To achieve these goals, the ousted president teamed up with Abdel Malek Al Houthi, the leader of the Houthi rebel group in an unlikely alliance for survival.
Just a few years earlier Saleh’s government had fought a string of wars against the Houthis in their provincial homeland in the country’s mountainous north. The movement, which follows the Zaidi sect – an offshoot from Shiites, was founded by Abdel Malek’s elder brother who died at the hands of Saleh’s forces in 2004.
Yet by September 2014, Saleh had emboldened the Houthis to such an extent that when they became unhappy with the political process to restructure the country, they launched a takeover of the capital Sanaa.
Saleh still had the loyalty of large sections or Yemen’s military, which he threw behind the Houthis as they took control of large sections of the country and marched south towards Aden. By March 2015, the Saudi-led coalition, which included the UAE, intervened in support of Mr Hadi and drove the rebels from much of the south.
The alliance was a marriage of convenience, one that Saleh used for survival and now views, perhaps prematurely during the 35-year celebration of his party, as no longer necessary.
“I think it is the one thing that we all see coming. This is an alliance of convenience to get rid of common enemies,” Nadwa Al Dawsari, a senior fellow at the Project on Middle East Democracy. “It lasted this long only because of the Saudi-led military intervention. The alliance was never sustainable because Saleh and Houthis are enemies and they never trusted each other.”
The split in the alliance seems to point towards Saleh positioning himself ahead of a political settlement to the conflict.
The Houthis have been nervous that Saleh will sacrifice them for a deal that includes him separating from the Houthis in exchange for guarantees for his family and for his party to play a role in the future of the country.
“And they are right to be nervous. Saleh has manipulated everyone and they won’t be the exception,” Ms Dawsari said.
The falling out between the two sides is likely to progress the political negotiations. While the Houthis publicly say they want an end to the war, the conflict provides scapegoat for the complete deterioration of the rebel-controlled areas.
Saleh, and his party, however might be open to political settlement given certain guarantees.
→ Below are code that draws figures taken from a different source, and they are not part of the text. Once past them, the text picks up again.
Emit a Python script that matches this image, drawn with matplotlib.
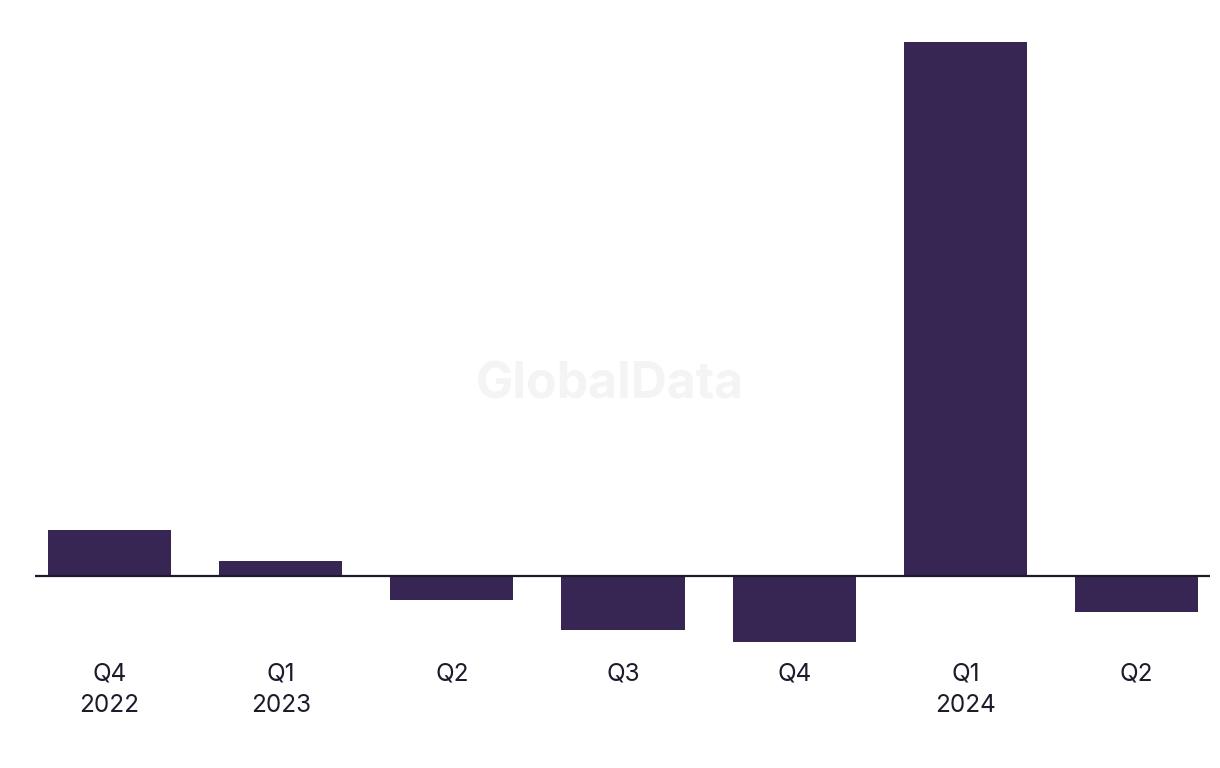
import matplotlib
matplotlib.use("Agg")
import matplotlib.pyplot as plt

# quarterly values (arbitrary units)
quarters = ["Q4\n2022", "Q1\n2023", "Q2", "Q3", "Q4", "Q1\n2024", "Q2"]
values = [46, 15, -24, -54, -66, 534, -36]

bar_color = "#372554"
text_color = "#1b1b2b"

plt.rcParams['font.family'] = ['Inter', 'DejaVu Sans']

fig = plt.figure(figsize=(12.2, 7.68), dpi=100)
ax = fig.add_axes([35 / 1220, 126 / 768, 1175 / 1220, 600 / 768])

x = list(range(len(quarters)))
ax.bar(x, values, width=0.72, color=bar_color, zorder=2)
ax.axhline(0, color=text_color, lw=1.6, zorder=3)

ax.set_xlim(-0.436, len(quarters) - 1 + 0.43)
ax.set_ylim(min(values), max(values))

ax.set_xticks(x)
ax.set_xticklabels(quarters, fontsize=17.5, color=text_color, linespacing=1.45)
ax.tick_params(axis='x', length=0, pad=15)
ax.get_yaxis().set_visible(False)
for s in ax.spines.values():
    s.set_visible(False)

# watermark
fig.text(0.5, 1 - 385 / 768, "GlobalData", ha='center', va='center',
         fontsize=36, fontweight='bold', color="#f4f4f4", zorder=0)

fig.savefig("out.png", dpi=100, facecolor="white")
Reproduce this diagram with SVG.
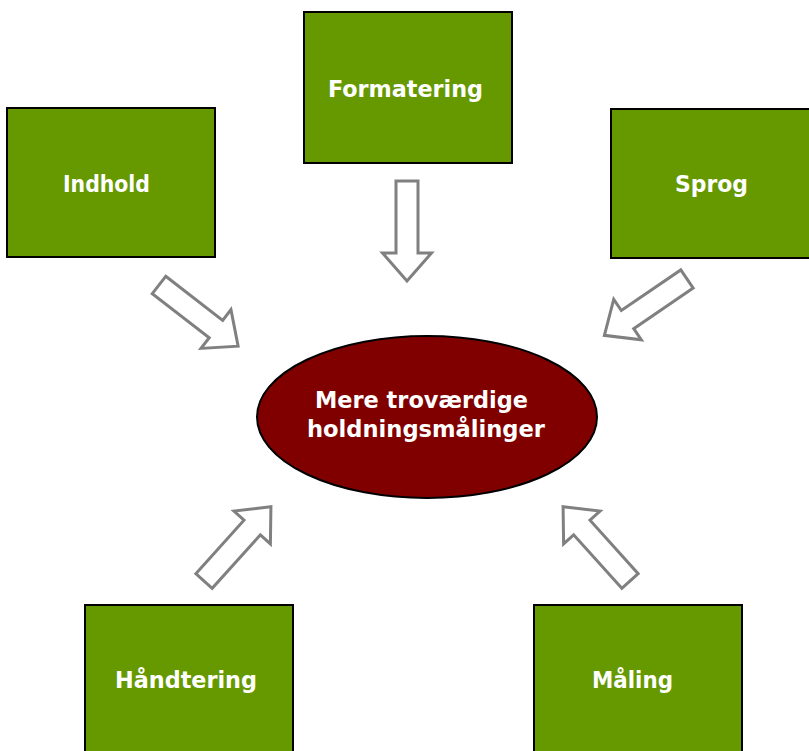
<svg xmlns="http://www.w3.org/2000/svg" width="809" height="751" viewBox="0 0 809 751">
<style>
.box{fill:#669900;stroke:#000;stroke-width:2}
.lbl{fill:#fff;font-family:"DejaVu Sans","Verdana",sans-serif;font-weight:bold;font-size:23px;text-anchor:middle}
.arr{fill:#fff;stroke:#808080;stroke-width:3;stroke-linejoin:miter}
</style>
<defs>
<path id="arrow" class="arr" d="M0,-11 H72 V-24.5 L100,0 L72,24.5 V11 H0 Z"/>
</defs>
<rect width="809" height="751" fill="#fff"/>
<g id="connectors">
<use href="#arrow" transform="translate(407,181) rotate(90)"/>
<use href="#arrow" transform="translate(159,285) rotate(37.7)"/>
<use href="#arrow" transform="translate(687,279) rotate(145.7)"/>
<use href="#arrow" transform="translate(204,581) rotate(-48)"/>
<use href="#arrow" transform="translate(630,581) rotate(-132)"/>
</g>
<g id="formatering">
<rect class="box" x="304" y="12" width="208" height="151"/>
<text class="lbl" x="405.5" y="97" textLength="155" lengthAdjust="spacingAndGlyphs">Formatering</text>
</g>
<g id="indhold">
<rect class="box" x="7" y="108" width="208" height="149"/>
<text class="lbl" x="106.5" y="192" textLength="87" lengthAdjust="spacingAndGlyphs">Indhold</text>
</g>
<g id="sprog">
<rect class="box" x="611" y="109" width="200" height="149"/>
<text class="lbl" x="711.5" y="192" textLength="73" lengthAdjust="spacingAndGlyphs">Sprog</text>
</g>
<g id="haandtering">
<rect class="box" x="85" y="605" width="208" height="150"/>
<text class="lbl" x="186" y="688" textLength="142" lengthAdjust="spacingAndGlyphs">Håndtering</text>
</g>
<g id="maaling">
<rect class="box" x="534" y="605" width="208" height="150"/>
<text class="lbl" x="632.5" y="688" textLength="81" lengthAdjust="spacingAndGlyphs">Måling</text>
</g>
<g id="center">
<ellipse cx="427" cy="417" rx="170" ry="81" fill="#800000" stroke="#000" stroke-width="2"/>
<text class="lbl" x="421.5" y="408" textLength="213" lengthAdjust="spacingAndGlyphs">Mere troværdige</text>
<text class="lbl" x="426" y="437" textLength="238" lengthAdjust="spacingAndGlyphs">holdningsmålinger</text>
</g>
</svg>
“He knows people are fed up with the Houthis cruelty and their corruption and he is capitalising on that,” Ms Dawsari said.
Whether the schism will open the way to a resumption of peace talks, the coming together of Saleh and the Houthis has contributed to Yemen descending into one of the worst humanitarian disasters in the region’s recent history.
Yemen is in the midst of one of the worst cholera outbreaks in history, with more than 2,000 people having died among the 500,000 cases of the viral disease reported since the beginning of the year.
The war with Yemeni forces backed by the Saudi-led coalition has killed more than 10,000 civilians and displaced 3 million people from their homes, according to the UN. An unwillingness from the Houthis and Saleh to help remedy the situation has only contributed to the devastation.
The conflict has also led to a breakdown in the economy in Sanaa. Conflict between warring factions over the central bank has meant that civil servant salaries have not been paid for months, weakening their constituencies and creating a blame-game that has clearly spilled over into political rhetoric.
“Where are the salaries?” Mr Saleh asked on Sunday, as he detailed the Houthis’ economic mismanagement in areas under their control.
Such criticism may have come too late for the Yemeni population suffering through years of devastating conflict.